(WHAT NEEDS TO BE DONE): Leave out the pictures; transcribe all else exactly.

(DATA):

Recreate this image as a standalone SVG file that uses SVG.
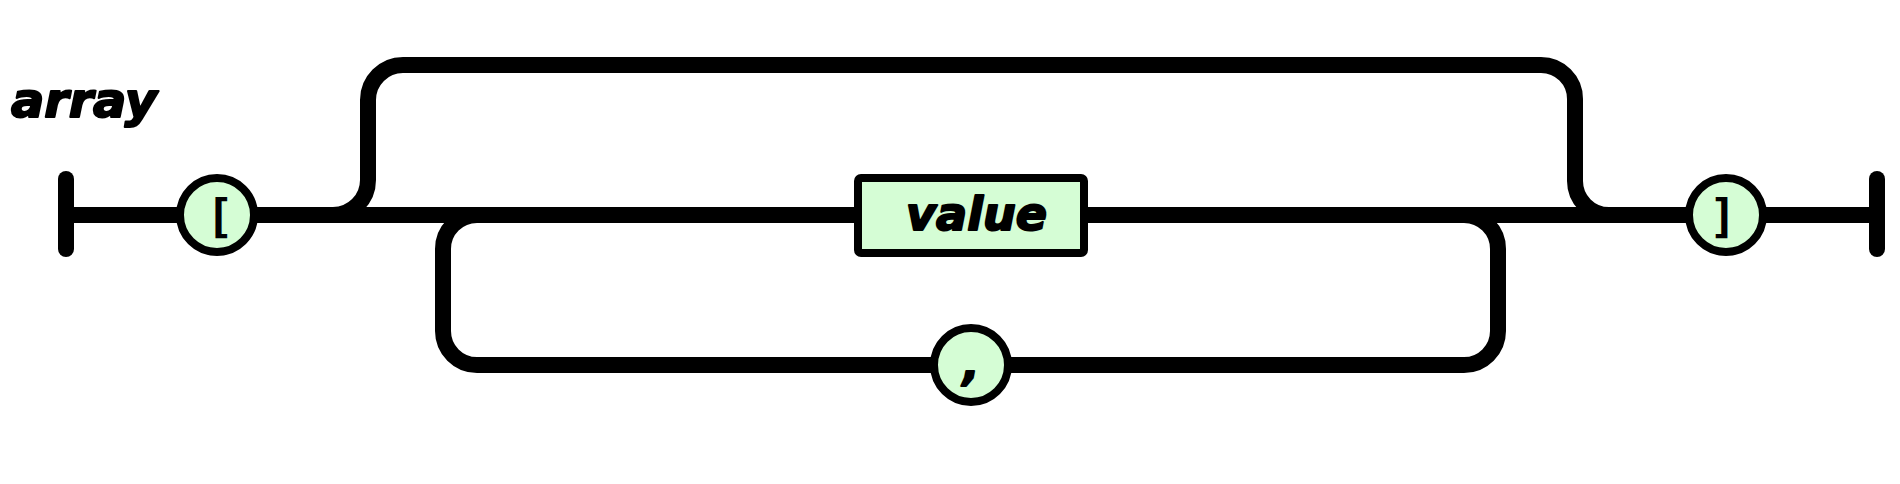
<svg xmlns="http://www.w3.org/2000/svg" width="1900" height="484" viewBox="0 0 1900 484">
<style>
.line{fill:none;stroke:#000;stroke-width:16}
.bar{stroke:#000;stroke-width:16;stroke-linecap:round}
.term{fill:#d5fdd5;stroke:#000;stroke-width:8}
.nt{fill:#d5fdd5;stroke:#000;stroke-width:8}
.lbl{font-family:"DejaVu Sans","Liberation Sans",sans-serif;font-weight:bold;font-style:italic;fill:#000;stroke:#000;stroke-width:2;stroke-linejoin:round}
.sym{font-family:"DejaVu Sans Mono",monospace;font-weight:bold;fill:#000}
</style>
<rect width="1900" height="484" fill="#fff"/>
<text class="lbl" x="11" y="117" font-size="48" textLength="146" lengthAdjust="spacingAndGlyphs">array</text>
<g id="connectors">
<line class="bar" x1="66" y1="179" x2="66" y2="249"/>
<line class="bar" x1="1877" y1="179" x2="1877" y2="249"/>
<path class="line" d="M66 215H180"/>
<path class="line" d="M254 215H854"/>
<path class="line" d="M1088 215H1689"/>
<path class="line" d="M1763 215H1877"/>
<path class="line" d="M333 215A35 35 0 0 0 368 180V100A35 35 0 0 1 403 65H1541A34 34 0 0 1 1575 99V181A34 34 0 0 0 1609 215"/>
<path class="line" d="M1464 215A34 34 0 0 1 1498 249V331A34 34 0 0 1 1464 365H1008M934 365H477A34 34 0 0 1 443 331V249A34 34 0 0 1 477 215"/>
</g>
<g id="open">
<circle class="term" cx="217" cy="215" r="37"/>
<text class="sym" x="220" y="232" font-size="47" text-anchor="middle">[</text>
</g>
<g id="value">
<rect class="nt" x="858" y="178" width="226" height="75" rx="3"/>
<text class="lbl" x="906" y="230" font-size="46" textLength="141" lengthAdjust="spacingAndGlyphs">value</text>
</g>
<g id="comma">
<circle class="term" cx="971" cy="365" r="37"/>
<text class="lbl" x="971" y="380" font-size="44" text-anchor="middle">,</text>
</g>
<g id="close">
<circle class="term" cx="1726" cy="215" r="37"/>
<text class="sym" x="1723" y="232" font-size="47" text-anchor="middle">]</text>
</g>
</svg>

(TASK OUTPUT):
Recreate this image as a standalone SVG file that uses SVG.
<svg xmlns="http://www.w3.org/2000/svg" width="1900" height="484" viewBox="0 0 1900 484">
<style>
.line{fill:none;stroke:#000;stroke-width:16}
.bar{stroke:#000;stroke-width:16;stroke-linecap:round}
.term{fill:#d5fdd5;stroke:#000;stroke-width:8}
.nt{fill:#d5fdd5;stroke:#000;stroke-width:8}
.lbl{font-family:"DejaVu Sans","Liberation Sans",sans-serif;font-weight:bold;font-style:italic;fill:#000;stroke:#000;stroke-width:2;stroke-linejoin:round}
.sym{font-family:"DejaVu Sans Mono",monospace;font-weight:bold;fill:#000}
</style>
<rect width="1900" height="484" fill="#fff"/>
<text class="lbl" x="11" y="117" font-size="48" textLength="146" lengthAdjust="spacingAndGlyphs">array</text>
<g id="connectors">
<line class="bar" x1="66" y1="179" x2="66" y2="249"/>
<line class="bar" x1="1877" y1="179" x2="1877" y2="249"/>
<path class="line" d="M66 215H180"/>
<path class="line" d="M254 215H854"/>
<path class="line" d="M1088 215H1689"/>
<path class="line" d="M1763 215H1877"/>
<path class="line" d="M333 215A35 35 0 0 0 368 180V100A35 35 0 0 1 403 65H1541A34 34 0 0 1 1575 99V181A34 34 0 0 0 1609 215"/>
<path class="line" d="M1464 215A34 34 0 0 1 1498 249V331A34 34 0 0 1 1464 365H1008M934 365H477A34 34 0 0 1 443 331V249A34 34 0 0 1 477 215"/>
</g>
<g id="open">
<circle class="term" cx="217" cy="215" r="37"/>
<text class="sym" x="220" y="232" font-size="47" text-anchor="middle">[</text>
</g>
<g id="value">
<rect class="nt" x="858" y="178" width="226" height="75" rx="3"/>
<text class="lbl" x="906" y="230" font-size="46" textLength="141" lengthAdjust="spacingAndGlyphs">value</text>
</g>
<g id="comma">
<circle class="term" cx="971" cy="365" r="37"/>
<text class="lbl" x="971" y="380" font-size="44" text-anchor="middle">,</text>
</g>
<g id="close">
<circle class="term" cx="1726" cy="215" r="37"/>
<text class="sym" x="1723" y="232" font-size="47" text-anchor="middle">]</text>
</g>
</svg>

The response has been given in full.